What is needed
Set the data down again, exactly as it reads, but without the pictures.
★ ★ ★ ★ ★
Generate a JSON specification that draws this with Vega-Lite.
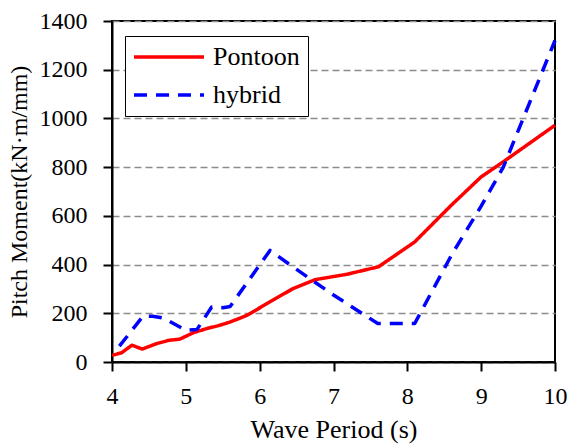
{
  "$schema": "https://vega.github.io/schema/vega-lite/v6.json",
  "autosize": "none",
  "width": 443,
  "height": 341,
  "padding": {"left": 112, "top": 21, "right": 13, "bottom": 86},
  "background": "white",
  "config": {
    "view": {"stroke": "black", "strokeWidth": 2},
    "font": "Liberation Serif"
  },
  "data": {
    "values": [
      {"period": 4.0, "moment": 27, "series": "Pontoon"},
      {"period": 4.13, "moment": 38, "series": "Pontoon"},
      {"period": 4.27, "moment": 69, "series": "Pontoon"},
      {"period": 4.41, "moment": 53, "series": "Pontoon"},
      {"period": 4.6, "moment": 75, "series": "Pontoon"},
      {"period": 4.77, "moment": 89, "series": "Pontoon"},
      {"period": 4.92, "moment": 94, "series": "Pontoon"},
      {"period": 5.1, "moment": 120, "series": "Pontoon"},
      {"period": 5.28, "moment": 137, "series": "Pontoon"},
      {"period": 5.45, "moment": 150, "series": "Pontoon"},
      {"period": 5.6, "moment": 164, "series": "Pontoon"},
      {"period": 5.83, "moment": 192, "series": "Pontoon"},
      {"period": 6.1, "moment": 240, "series": "Pontoon"},
      {"period": 6.45, "moment": 301, "series": "Pontoon"},
      {"period": 6.75, "moment": 338, "series": "Pontoon"},
      {"period": 7.18, "moment": 360, "series": "Pontoon"},
      {"period": 7.61, "moment": 391, "series": "Pontoon"},
      {"period": 8.1, "moment": 493, "series": "Pontoon"},
      {"period": 8.6, "moment": 645, "series": "Pontoon"},
      {"period": 9.0, "moment": 760, "series": "Pontoon"},
      {"period": 9.3, "moment": 822, "series": "Pontoon"},
      {"period": 10.0, "moment": 972, "series": "Pontoon"},
      {"period": 4.1, "moment": 65, "series": "hybrid"},
      {"period": 4.42, "moment": 188, "series": "hybrid"},
      {"period": 4.55, "moment": 188, "series": "hybrid"},
      {"period": 4.7, "moment": 180, "series": "hybrid"},
      {"period": 5.0, "moment": 130, "series": "hybrid"},
      {"period": 5.15, "moment": 133, "series": "hybrid"},
      {"period": 5.35, "moment": 226, "series": "hybrid"},
      {"period": 5.5, "moment": 223, "series": "hybrid"},
      {"period": 5.6, "moment": 228, "series": "hybrid"},
      {"period": 6.14, "moment": 458, "series": "hybrid"},
      {"period": 6.5, "moment": 380, "series": "hybrid"},
      {"period": 7.0, "moment": 275, "series": "hybrid"},
      {"period": 7.6, "moment": 158, "series": "hybrid"},
      {"period": 8.1, "moment": 158, "series": "hybrid"},
      {"period": 8.6, "moment": 440, "series": "hybrid"},
      {"period": 9.0, "moment": 640, "series": "hybrid"},
      {"period": 9.3, "moment": 800, "series": "hybrid"},
      {"period": 9.65, "moment": 1060, "series": "hybrid"},
      {"period": 10.0, "moment": 1320, "series": "hybrid"}
    ]
  },
  "mark": {"type": "line", "strokeWidth": 3.5, "strokeCap": "butt", "strokeJoin": "round"},
  "encoding": {
    "x": {
      "field": "period", "type": "quantitative",
      "scale": {"domain": [4, 10], "nice": false, "zero": false},
      "axis": {
        "title": "Wave Period (s)",
        "values": [4, 5, 6, 7, 8, 9, 10],
        "format": "d",
        "grid": false,
        "domainColor": "black", "domainWidth": 2,
        "tickColor": "black", "tickWidth": 2, "tickSize": 9,
        "labelFontSize": 24, "labelColor": "black", "labelPadding": 13,
        "labelFont": "Liberation Serif", "labelFlush": false,
        "titleFont": "Liberation Serif", "titleFontSize": 26, "titleFontWeight": "normal",
        "titleColor": "black", "titlePadding": 8
      }
    },
    "y": {
      "field": "moment", "type": "quantitative",
      "scale": {"domain": [0, 1400], "nice": false},
      "axis": {
        "title": "Pitch Moment(kN·m/mm)",
        "values": [0, 200, 400, 600, 800, 1000, 1200, 1400],
        "format": "d",
        "grid": true, "gridColor": "#8c8c8c", "gridWidth": 1.5, "gridDash": [7, 4], "gridOpacity": 1,
        "domainColor": "black", "domainWidth": 2,
        "tickColor": "black", "tickWidth": 2, "tickSize": 9,
        "labelFontSize": 24, "labelColor": "black", "labelPadding": 16,
        "labelFont": "Liberation Serif", "labelFlush": false,
        "titleFont": "Liberation Serif", "titleFontSize": 24, "titleFontWeight": "normal",
        "titleColor": "black", "titlePadding": 8
      }
    },
    "color": {
      "field": "series", "type": "nominal",
      "scale": {"domain": ["Pontoon", "hybrid"], "range": ["#ff0000", "#0000ff"]},
      "legend": {
        "title": null,
        "orient": "none", "legendX": 13, "legendY": 15,
        "symbolType": "M-3.5,0H3.5", "symbolSize": 400, "symbolStrokeWidth": 3.5,
        "symbolOffset": 23,
        "labelFontSize": 26, "labelFont": "Liberation Serif", "labelColor": "black",
        "labelOffset": 31, "rowPadding": 12, "padding": 8,
        "strokeColor": "black", "fillColor": "white"
      }
    },
    "strokeDash": {
      "field": "series", "type": "nominal",
      "scale": {"domain": ["Pontoon", "hybrid"], "range": [[1, 0], [13, 9]]},
      "legend": {
        "title": null,
        "orient": "none", "legendX": 13, "legendY": 15,
        "symbolType": "M-3.5,0H3.5", "symbolSize": 400, "symbolStrokeWidth": 3.5,
        "symbolOffset": 23,
        "labelFontSize": 26, "labelFont": "Liberation Serif", "labelColor": "black",
        "labelOffset": 31, "rowPadding": 12, "padding": 8,
        "strokeColor": "black", "fillColor": "white"
      }
    }
  }
}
★ ★ ★ ★ ★
Task response
Generate a JSON specification that draws this with Vega-Lite.
{
  "$schema": "https://vega.github.io/schema/vega-lite/v6.json",
  "autosize": "none",
  "width": 443,
  "height": 341,
  "padding": {"left": 112, "top": 21, "right": 13, "bottom": 86},
  "background": "white",
  "config": {
    "view": {"stroke": "black", "strokeWidth": 2},
    "font": "Liberation Serif"
  },
  "data": {
    "values": [
      {"period": 4.0, "moment": 27, "series": "Pontoon"},
      {"period": 4.13, "moment": 38, "series": "Pontoon"},
      {"period": 4.27, "moment": 69, "series": "Pontoon"},
      {"period": 4.41, "moment": 53, "series": "Pontoon"},
      {"period": 4.6, "moment": 75, "series": "Pontoon"},
      {"period": 4.77, "moment": 89, "series": "Pontoon"},
      {"period": 4.92, "moment": 94, "series": "Pontoon"},
      {"period": 5.1, "moment": 120, "series": "Pontoon"},
      {"period": 5.28, "moment": 137, "series": "Pontoon"},
      {"period": 5.45, "moment": 150, "series": "Pontoon"},
      {"period": 5.6, "moment": 164, "series": "Pontoon"},
      {"period": 5.83, "moment": 192, "series": "Pontoon"},
      {"period": 6.1, "moment": 240, "series": "Pontoon"},
      {"period": 6.45, "moment": 301, "series": "Pontoon"},
      {"period": 6.75, "moment": 338, "series": "Pontoon"},
      {"period": 7.18, "moment": 360, "series": "Pontoon"},
      {"period": 7.61, "moment": 391, "series": "Pontoon"},
      {"period": 8.1, "moment": 493, "series": "Pontoon"},
      {"period": 8.6, "moment": 645, "series": "Pontoon"},
      {"period": 9.0, "moment": 760, "series": "Pontoon"},
      {"period": 9.3, "moment": 822, "series": "Pontoon"},
      {"period": 10.0, "moment": 972, "series": "Pontoon"},
      {"period": 4.1, "moment": 65, "series": "hybrid"},
      {"period": 4.42, "moment": 188, "series": "hybrid"},
      {"period": 4.55, "moment": 188, "series": "hybrid"},
      {"period": 4.7, "moment": 180, "series": "hybrid"},
      {"period": 5.0, "moment": 130, "series": "hybrid"},
      {"period": 5.15, "moment": 133, "series": "hybrid"},
      {"period": 5.35, "moment": 226, "series": "hybrid"},
      {"period": 5.5, "moment": 223, "series": "hybrid"},
      {"period": 5.6, "moment": 228, "series": "hybrid"},
      {"period": 6.14, "moment": 458, "series": "hybrid"},
      {"period": 6.5, "moment": 380, "series": "hybrid"},
      {"period": 7.0, "moment": 275, "series": "hybrid"},
      {"period": 7.6, "moment": 158, "series": "hybrid"},
      {"period": 8.1, "moment": 158, "series": "hybrid"},
      {"period": 8.6, "moment": 440, "series": "hybrid"},
      {"period": 9.0, "moment": 640, "series": "hybrid"},
      {"period": 9.3, "moment": 800, "series": "hybrid"},
      {"period": 9.65, "moment": 1060, "series": "hybrid"},
      {"period": 10.0, "moment": 1320, "series": "hybrid"}
    ]
  },
  "mark": {"type": "line", "strokeWidth": 3.5, "strokeCap": "butt", "strokeJoin": "round"},
  "encoding": {
    "x": {
      "field": "period", "type": "quantitative",
      "scale": {"domain": [4, 10], "nice": false, "zero": false},
      "axis": {
        "title": "Wave Period (s)",
        "values": [4, 5, 6, 7, 8, 9, 10],
        "format": "d",
        "grid": false,
        "domainColor": "black", "domainWidth": 2,
        "tickColor": "black", "tickWidth": 2, "tickSize": 9,
        "labelFontSize": 24, "labelColor": "black", "labelPadding": 13,
        "labelFont": "Liberation Serif", "labelFlush": false,
        "titleFont": "Liberation Serif", "titleFontSize": 26, "titleFontWeight": "normal",
        "titleColor": "black", "titlePadding": 8
      }
    },
    "y": {
      "field": "moment", "type": "quantitative",
      "scale": {"domain": [0, 1400], "nice": false},
      "axis": {
        "title": "Pitch Moment(kN·m/mm)",
        "values": [0, 200, 400, 600, 800, 1000, 1200, 1400],
        "format": "d",
        "grid": true, "gridColor": "#8c8c8c", "gridWidth": 1.5, "gridDash": [7, 4], "gridOpacity": 1,
        "domainColor": "black", "domainWidth": 2,
        "tickColor": "black", "tickWidth": 2, "tickSize": 9,
        "labelFontSize": 24, "labelColor": "black", "labelPadding": 16,
        "labelFont": "Liberation Serif", "labelFlush": false,
        "titleFont": "Liberation Serif", "titleFontSize": 24, "titleFontWeight": "normal",
        "titleColor": "black", "titlePadding": 8
      }
    },
    "color": {
      "field": "series", "type": "nominal",
      "scale": {"domain": ["Pontoon", "hybrid"], "range": ["#ff0000", "#0000ff"]},
      "legend": {
        "title": null,
        "orient": "none", "legendX": 13, "legendY": 15,
        "symbolType": "M-3.5,0H3.5", "symbolSize": 400, "symbolStrokeWidth": 3.5,
        "symbolOffset": 23,
        "labelFontSize": 26, "labelFont": "Liberation Serif", "labelColor": "black",
        "labelOffset": 31, "rowPadding": 12, "padding": 8,
        "strokeColor": "black", "fillColor": "white"
      }
    },
    "strokeDash": {
      "field": "series", "type": "nominal",
      "scale": {"domain": ["Pontoon", "hybrid"], "range": [[1, 0], [13, 9]]},
      "legend": {
        "title": null,
        "orient": "none", "legendX": 13, "legendY": 15,
        "symbolType": "M-3.5,0H3.5", "symbolSize": 400, "symbolStrokeWidth": 3.5,
        "symbolOffset": 23,
        "labelFontSize": 26, "labelFont": "Liberation Serif", "labelColor": "black",
        "labelOffset": 31, "rowPadding": 12, "padding": 8,
        "strokeColor": "black", "fillColor": "white"
      }
    }
  }
}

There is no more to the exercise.